1st Edition, January 1, 1990

Studies toward the unification of picture assessment methodology

Active, Most Current

Recommendation 500 has been prepared, and is regularly reviewed. to provide instructions on what seem the best available methods for the assessment of picture quality in a controlled laboratory environment. The methods need to be reviewed at jntervals, to reflect the evolution of studies in new systems, and to reflect the evolution of methodology itself.

Although the methods outlined in Sections 2 and 3 of Rec 500 have been carefully considered and designed with the knowledge available, they are not free of shortcomings.
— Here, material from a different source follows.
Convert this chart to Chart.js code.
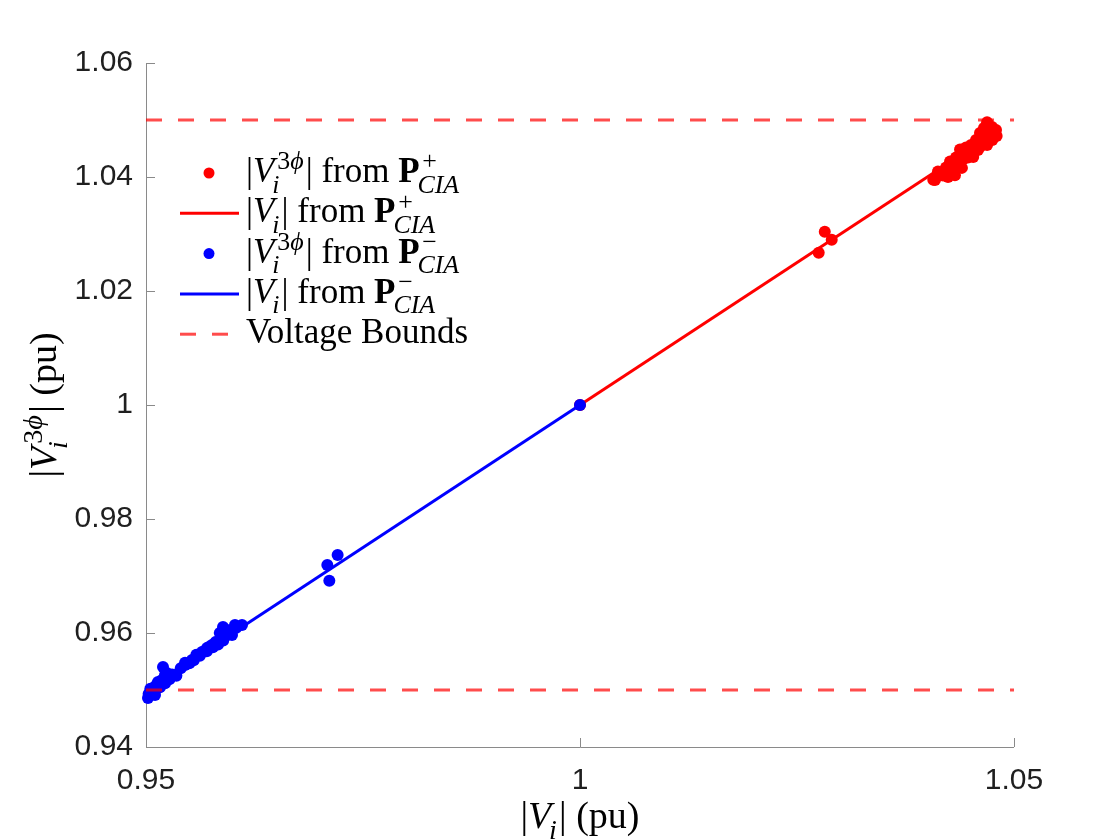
<!DOCTYPE html>
<html><head><meta charset="utf-8">
<script src="https://cdn.jsdelivr.net/npm/chart.js@4.4.0/dist/chart.umd.min.js"></script>
<style>html,body{margin:0;padding:0;background:#fff}#wrap{width:1120px;height:840px;position:relative}</style>
</head><body><div id="wrap"><canvas id="c"></canvas></div>
<script>
// ---- data ----
const xTicks = [0.95, 1, 1.05];
const yTicks = [0.94, 0.96, 0.98, 1, 1.02, 1.04, 1.06];
// P+ : |V_i| (x) and |V_i^3phi| (y)
const plusV  = [1.0000, 1.0275, 1.0282, 1.0290,
  1.0407, 1.0415, 1.0424, 1.0426, 1.0432, 1.0435, 1.0440, 1.0444, 1.0449, 1.0453, 1.0457, 1.0461, 1.0464, 1.0467, 1.0469, 1.0469, 1.0472, 1.0475, 1.0478, 1.0480,
  1.04090, 1.04124, 1.04182, 1.04217, 1.04263, 1.04286, 1.04332, 1.04355, 1.04378, 1.04412, 1.04447, 1.04470, 1.04505, 1.04528, 1.04562, 1.04585, 1.04608, 1.04631, 1.04654, 1.04677, 1.04700, 1.04724, 1.04747, 1.04770, 1.04793, 1.04643, 1.04551];
const plusV3 = [1.0000, 1.0267, 1.0304, 1.0290,
  1.0395, 1.0404, 1.0400, 1.0412, 1.0403, 1.0426, 1.0416, 1.0435, 1.0444, 1.0435, 1.0461, 1.0453, 1.0474, 1.0479, 1.0456, 1.0496, 1.0482, 1.0465, 1.0477, 1.0472,
  1.03947, 1.04096, 1.04026, 1.04167, 1.04272, 1.04096, 1.04342, 1.04184, 1.04482, 1.04307, 1.04518, 1.04342, 1.04561, 1.04421, 1.04649, 1.04474, 1.04772, 1.04579, 1.04860, 1.04702, 1.04930, 1.04789, 1.04877, 1.04737, 1.04825, 1.04649, 1.04561];
// P- : |V_i| (x) and |V_i^3phi| (y)
const minusV  = [1.0000, 0.97208, 0.97089, 0.97112,
  0.95023, 0.95046, 0.95104, 0.95081, 0.95138, 0.95196, 0.95219, 0.95276, 0.95311, 0.95449, 0.95530, 0.95588, 0.95645, 0.95703, 0.95760, 0.95818, 0.95876, 0.95887, 0.95933, 0.95991, 0.96025, 0.96106,
  0.9503, 0.9505, 0.9510, 0.9512, 0.9516, 0.9518, 0.9522, 0.9524, 0.9527, 0.9530, 0.9535, 0.9540, 0.9545, 0.9550, 0.9555, 0.9558, 0.9562, 0.9566, 0.9570, 0.9573, 0.9577, 0.9580, 0.9583, 0.9586, 0.9589, 0.9592, 0.9596, 0.9600, 0.9604, 0.9585, 0.9590];
const minusV3 = [1.0000, 0.97368, 0.97193, 0.96918,
  0.94860, 0.94947, 0.94912, 0.95035, 0.95140, 0.95404, 0.95263, 0.95211, 0.95263, 0.95439, 0.95526, 0.95614, 0.95667, 0.95737, 0.95789, 0.95842, 0.95912, 0.96105, 0.96018, 0.95965, 0.96140, 0.96140,
  0.9493, 0.9502, 0.9498, 0.9509, 0.9505, 0.9517, 0.9512, 0.9530, 0.9519, 0.9527, 0.9525, 0.9538, 0.9548, 0.9547, 0.9552, 0.9562, 0.9560, 0.9567, 0.9568, 0.9576, 0.9575, 0.9584, 0.9580, 0.9590, 0.9587, 0.9595, 0.9600, 0.9606, 0.9609, 0.9600, 0.9608];
const boundLevels = [0.95, 1.05];
const boundRange = [0.95, 1.05];

// ---- rich-text labels (LaTeX-like) ----
const SERIF = '"Liberation Serif","Times New Roman",serif';
const vi3 = [{r:[['|','n'],['V','i']]},{sup:[['3','n'],['ϕ','i']],sub:[['i','i']]},{r:[['|','n']]}];
const vi  = [{r:[['|','n'],['V','i']]},{sub:[['i','i']]},{r:[['|','n']]}];
const pPlus  = [{r:[[' from ','n'],['P','b']]},{sup:[['+','n']],sub:[['CIA','i']]}];
const pMinus = [{r:[[' from ','n'],['P','b']]},{sup:[['−','n']],sub:[['CIA','i']]}];
const legendLabels = [
  vi3.concat(pPlus),
  vi.concat(pPlus),
  vi3.concat(pMinus),
  vi.concat(pMinus),
  [{r:[['Voltage Bounds','n']]}]
];
const xTitle = vi.concat([{r:[[' (pu)','n']]}]);
const yTitle = vi3.concat([{r:[[' (pu)','n']]}]);

function fnt(st, size){ return (st==='i'?'italic ':st==='b'?'bold ':'') + size + 'px ' + SERIF; }
function runs(ctx, rs, x, y, size, draw){
  for (const [t, st] of rs){ ctx.font = fnt(st, size); if (draw) ctx.fillText(t, x, y); x += ctx.measureText(t).width; }
  return x;
}
function rich(ctx, segs, x, y, size, draw){
  for (const s of segs){
    if (s.r) { x = runs(ctx, s.r, x, y, size, draw); }
    else {
      const ss = size*0.74; let w = 0;
      if (s.sup) w = Math.max(w, runs(ctx, s.sup, x + 0.08*size, y - 0.36*size, ss, draw) - x);
      if (s.sub) w = Math.max(w, runs(ctx, s.sub, x - 0.06*size, y + 0.30*size, ss, draw) - x);
      x += w + 0.06*size;
    }
  }
  return x;
}

const pts = (xs, ys) => xs.map((v, i) => ({x: v, y: ys[i]}));
const diag = xs => [Math.min(...xs), Math.max(...xs)].map(v => ({x: v, y: v}));
const hline = lv => boundRange.map(v => ({x: v, y: lv}));

const RED = '#ff0000', BLUE = '#0000ff', BOUND = 'rgba(255,0,0,0.7)';
const AXIS = '#8a8a8a';

const decor = {
  id: 'decor',
  beforeDatasetsDraw(chart){
    const {ctx, chartArea: a, scales: {x, y}} = chart;
    ctx.save();
    ctx.strokeStyle = AXIS; ctx.lineWidth = 1;
    ctx.beginPath();
    ctx.moveTo(a.left + 0.5, a.top); ctx.lineTo(a.left + 0.5, a.bottom + 0.5); ctx.lineTo(a.right, a.bottom + 0.5);
    for (const v of xTicks){ const p = Math.round(x.getPixelForValue(v)) + 0.5; ctx.moveTo(p, a.bottom); ctx.lineTo(p, a.bottom - 9); }
    for (const v of yTicks){ const p = Math.round(y.getPixelForValue(v)) + 0.5; ctx.moveTo(a.left, p); ctx.lineTo(a.left + 9, p); }
    ctx.stroke();
    ctx.restore();
  },
  afterDraw(chart){
    const {ctx, chartArea: a} = chart;
    const ds = chart.data.datasets;
    ctx.save();
    ctx.fillStyle = '#000'; ctx.textBaseline = 'alphabetic';
    // legend
    const base0 = 182, step = 40.3, tx = 246, size = 35;
    const kinds = [[ds[0],'dot'],[ds[1],'line'],[ds[2],'dot'],[ds[3],'line'],[ds[4],'dash']];
    kinds.forEach(([d, k], i) => {
      const by = base0 + i*step, my = by - 9;
      if (k === 'dot'){ ctx.fillStyle = d.backgroundColor; ctx.beginPath(); ctx.arc(209, my, 5.5, 0, Math.PI*2); ctx.fill(); }
      else { ctx.strokeStyle = d.borderColor; ctx.lineWidth = 3; ctx.setLineDash(k==='dash'?[16,16]:[]); ctx.beginPath(); ctx.moveTo(180, my); ctx.lineTo(239, my); ctx.stroke(); ctx.setLineDash([]); }
      ctx.fillStyle = '#000';
      rich(ctx, legendLabels[i], tx, by, size, true);
    });
    // axis titles
    const ts = 38;
    const xw = rich(ctx, xTitle, 0, 0, ts, false);
    rich(ctx, xTitle, (a.left + a.right)/2 - xw/2, 828, ts, true);
    const yw = rich(ctx, yTitle, 0, 0, ts, false);
    ctx.translate(56, 405); ctx.rotate(-Math.PI/2);
    rich(ctx, yTitle, -yw/2, 0, ts, true);
    ctx.restore();
  }
};

const fmt = v => String(Math.round(v*100)/100);

new Chart(document.getElementById('c'), {
  type: 'scatter',
  data: { datasets: [
    {label:'P+ points', data: pts(plusV, plusV3), backgroundColor: RED, borderWidth: 0, pointRadius: 6, pointHoverRadius: 6, order: 5, clip: false},
    {label:'P+ line', data: diag(plusV), showLine: true, borderColor: RED, borderWidth: 3, pointRadius: 0, order: 4},
    {label:'P- points', data: pts(minusV, minusV3), backgroundColor: BLUE, borderWidth: 0, pointRadius: 6, pointHoverRadius: 6, order: 3, clip: false},
    {label:'P- line', data: diag(minusV), showLine: true, borderColor: BLUE, borderWidth: 3, pointRadius: 0, order: 2},
    {label:'Lower bound', data: hline(boundLevels[0]), showLine: true, borderColor: BOUND, borderWidth: 3, borderDash: [16,16], pointRadius: 0, order: 1},
    {label:'Upper bound', data: hline(boundLevels[1]), showLine: true, borderColor: BOUND, borderWidth: 3, borderDash: [16,16], pointRadius: 0, order: 1}
  ]},
  options: {
    responsive: true, maintainAspectRatio: false, animation: false, devicePixelRatio: 1,
    layout: { padding: { top: 63, right: 106, left: 0, bottom: 0 } },
    plugins: { legend: { display: false }, tooltip: { enabled: false } },
    scales: {
      x: { type: 'linear', min: 0.95, max: 1.05,
        grid: { display: false, drawTicks: false }, border: { display: false },
        afterBuildTicks: s => { s.ticks = xTicks.map(v => ({value: v})); },
        afterFit: s => { s.height = 93; },
        ticks: { padding: 16, color: '#1f1f1f', font: { family: '"Liberation Sans",Arial,sans-serif', size: 30 }, callback: fmt, maxRotation: 0 } },
      y: { type: 'linear', min: 0.94, max: 1.06,
        grid: { display: false, drawTicks: false }, border: { display: false },
        afterBuildTicks: s => { s.ticks = yTicks.map(v => ({value: v})); },
        afterFit: s => { s.width = 146; },
        ticks: { padding: 13, color: '#1f1f1f', font: { family: '"Liberation Sans",Arial,sans-serif', size: 30 }, callback: fmt } }
    }
  },
  plugins: [decor]
});
</script></body></html>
If new alternative methods are designed and proven to be free of them, they must be candidates to supercede the existing methods.

The main drawbacks of the methods currently given in Sections 2 and 3 are as follows:

— The conceptual differences between the meanings of the quality scale descriptors is not necessarily uniform. It is known to vary between linguistic groups, cultural groups, and between individuals, to a nonnegligeable extent. Processing of results is currently based on the approximation that the conceptual difference is uniform; so, interpreting results to indicate a consistent measure of absolute quality or impairment is also an approximation. In fact, results could even misrepresent the magnitudes of differences by as much as +50%.

— For reasons which may include the differences in meanings associated with descriptors mentioned above, the correlation of results between laboratories is not considered sufficiently good for alternative systems with small impairments or high-quality, to be reliably evaluated in different laboratories, and the absolute results compared. Rank order is consistent, however.

— The stability of the methods in Sections 2 and 3 of Rec. 500 derives in part from the systematic use of a high-quality reference. There are circumstances where a high-quality reference is not available; and, in these cases, the methods cannot be used.

— Double stimulus methods take more than twice as much time as single stimulus methods and thus are accordingly more expensive to conduct.

This report describes studies related to the development of new information and to overcome or circumvent the shortcomings mentioned above. The general areas being studied are as follows:

— ratio scaling (numerical magnitude estimation of quality)

— graphic scaling (evaluation of conceptual differences in descriptors)

— numerical category scaling

— multi-dimensional scaling

— pair comparing

— visibility threshold measurement.

To become candidates for inclusion in Recommendation 500, methods must be fully developed and provide significant advantages compared to currently recommended methods.

This report also describes recent work intended to examine whether it is possible that impairments such as noise can be assessed using graphic scaling.